Slag analysis training for the operations and furnace team at a QLX9 HD Laser OES Slag analyzer

From 15 Minutes to 1 Minute – Transforming Slag Control

Before the QLX9 installation, slag analysis in the plant typically took 10 to 15 minutes. With the new system, that time has been reduced to just 1 minute. This massive improvement in speed allows for near-real-time process adjustments, improving the precision of slag control. As a result, the plant expects to reduce or eliminate secondary and tertiary slagging steps—saving time, materials, and significant costs in the BOF process.

A New Era for Asian Steelmakers

This successful installation is more than a one-off success—it’s a signal of a growing trend. As steelmakers across Asia look for faster, more intelligent, and cost-effective tools to enhance furnace operations, the QLX9 is poised to play a central role.

Want to Learn More?

Interested in how rapid slag analysis can enhance EAF and LF steelmaking operations?
Check out our blog for more insights, or get in touch with our Quantolux experts to learn how the QLX9 can support your metallurgical goals.

Add-on Discussion:
Avoiding Tertiary Slagging Through Better Slag Control – Economic and Operational Impacts

In BOF steelmaking, the primary slag formed during the oxygen blow removes most of the impurities such as phosphorus, silicon, and manganese.
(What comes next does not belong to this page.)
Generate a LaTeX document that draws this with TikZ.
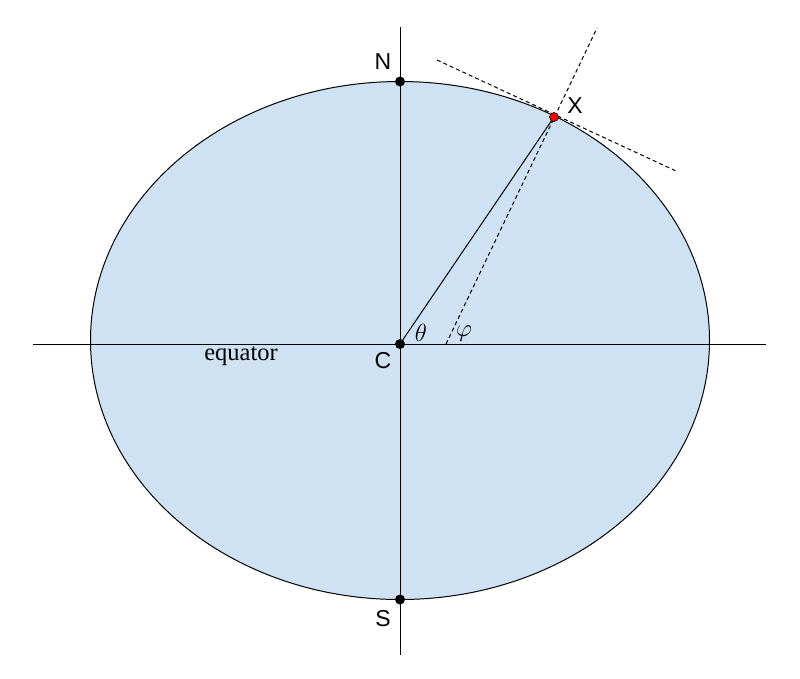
\documentclass[tikz,border=0pt]{standalone}
\usepackage{fontspec}
\setmainfont{Liberation Serif}
\newfontfamily\lsans{Liberation Sans}
\begin{document}
\begin{tikzpicture}[x=1pt,y=-1pt,
  lbl/.style={font=\lsans\fontsize{23}{23}\selectfont, inner sep=0pt},
  mlbl/.style={font=\fontsize{24.5}{24.5}\selectfont, inner sep=0pt},
  mth/.style={font=\fontsize{25}{25}\selectfont, inner sep=0pt},
  dotb/.style={circle, fill=black, minimum size=10pt, inner sep=0pt},
  dotr/.style={circle, fill=red, draw=black, line width=0.6pt, minimum size=9pt, inner sep=0pt},
  ax/.style={line width=1pt},
  dsh/.style={line width=1pt, dash pattern=on 4pt off 3pt}]
\useasboundingbox (0,0) rectangle (800,678);
\fill[fill={rgb,255:red,207;green,226;blue,243}] (400,340.5) ellipse [x radius=309.5, y radius=259];
\draw[line width=1pt] (400,340.5) ellipse [x radius=309.5, y radius=259];
\coordinate (t1) at (437,60);
\coordinate (t2) at (676,171);
\coordinate (n1) at (446,344);
\coordinate (n2) at (597,28);
\coordinate (vtop) at (400,27);
\coordinate (vbot) at (400,655);
\coordinate (hl) at (33,344);
\coordinate (hr) at (766,344);
\draw[ax] (vtop) -- (vbot);
\draw[ax] (hl) -- (hr);
\node[dotb] (C) at (400,344) {};
\node[dotb] (N) at (400,81.5) {};
\node[dotb] (S) at (400,599.5) {};
\draw[dsh] (t1) -- (t2);
\draw[dsh] (n1) -- (n2);
\draw[ax] (C.center) -- (554,117);
\node[dotr] (X) at (554,117) {};
\node[lbl] (Nl) at (383,62) {N};
\node[lbl] (Xl) at (575,106) {X};
\node[lbl] (Cl) at (383,361) {C};
\node[lbl] (Sl) at (383,619) {S};
\node[mlbl] (eq) at (241,356) {equator};
\node[mth] (th) at (421,333) {$\theta$};
\node[mth] (ph) at (464,334) {$\varphi$};
\end{tikzpicture}
\end{document}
However, to meet increasingly stringent steel quality requirements—particularly in terms of low sulfur content and inclusion cleanliness—secondary and tertiary slagging steps are often required.

These subsequent slag treatments serve specific purposes:

• Secondary slagging is typically carried out during ladle operations to enhance desulfurization and inclusion removal, optimizing slag composition for refining in a lower oxygen environment.

• Tertiary slagging is used for ultra-clean steels, involving additional synthetic slag additions and refining steps to achieve extremely low impurity levels and control non-metallic inclusions.

While necessary for certain steel grades, these steps add cost and complexity to steel production. Reducing their frequency or intensity through better primary and secondary slag control offers a clear path to improved efficiency.

1. Estimated Costs of Tertiary Slagging

Tertiary slagging includes several cost-intensive components:

• Use of high-grade synthetic slags (e.g., CaO-Al₂O₃ systems, fluorspar, MgO-based materials)

• Extra energy input in ladle furnaces or vacuum degassers

• Prolonged treatment times, which limit furnace productivity

• Accelerated wear of refractories and electrodes

• Higher operational and labor-related costs

Typical cost range: $5 to $15 per ton of steel

2. Cost Impact for a 4 Million Ton per Year Plant

Assuming 10% of annual production (400,000 tons) undergoes tertiary slagging, with an average cost of $10/ton:

• A 20% reduction in tertiary slagging (80,000 tons avoided) would yield:

• Direct cost savings = 80,000 tons × $10/ton = $800,000 annually

3. Additional Operational Benefits

Avoiding tertiary slagging through better process control also generates broader operational advantages:

• Increased steelshop throughput due to reduced ladle treatment times

• Lower consumption of refractory materials and electrodes

• Improved steel yield with reduced metal loss to slag

• Reduced energy use and lower carbon emissions

• Greater equipment availability and reduced maintenance requirements

Conclusion

Secondary and tertiary slagging are essential tools for producing high-quality steel, but they come with significant costs. For a plant producing 4 million tons of steel annually, avoiding even a portion of tertiary slagging through improved slag chemistry control and real-time process optimization can yield direct savings of $800,000 per year. When combined with indirect benefits in productivity, yield, and sustainability, the case for better slag control becomes both economically and operationally compelling.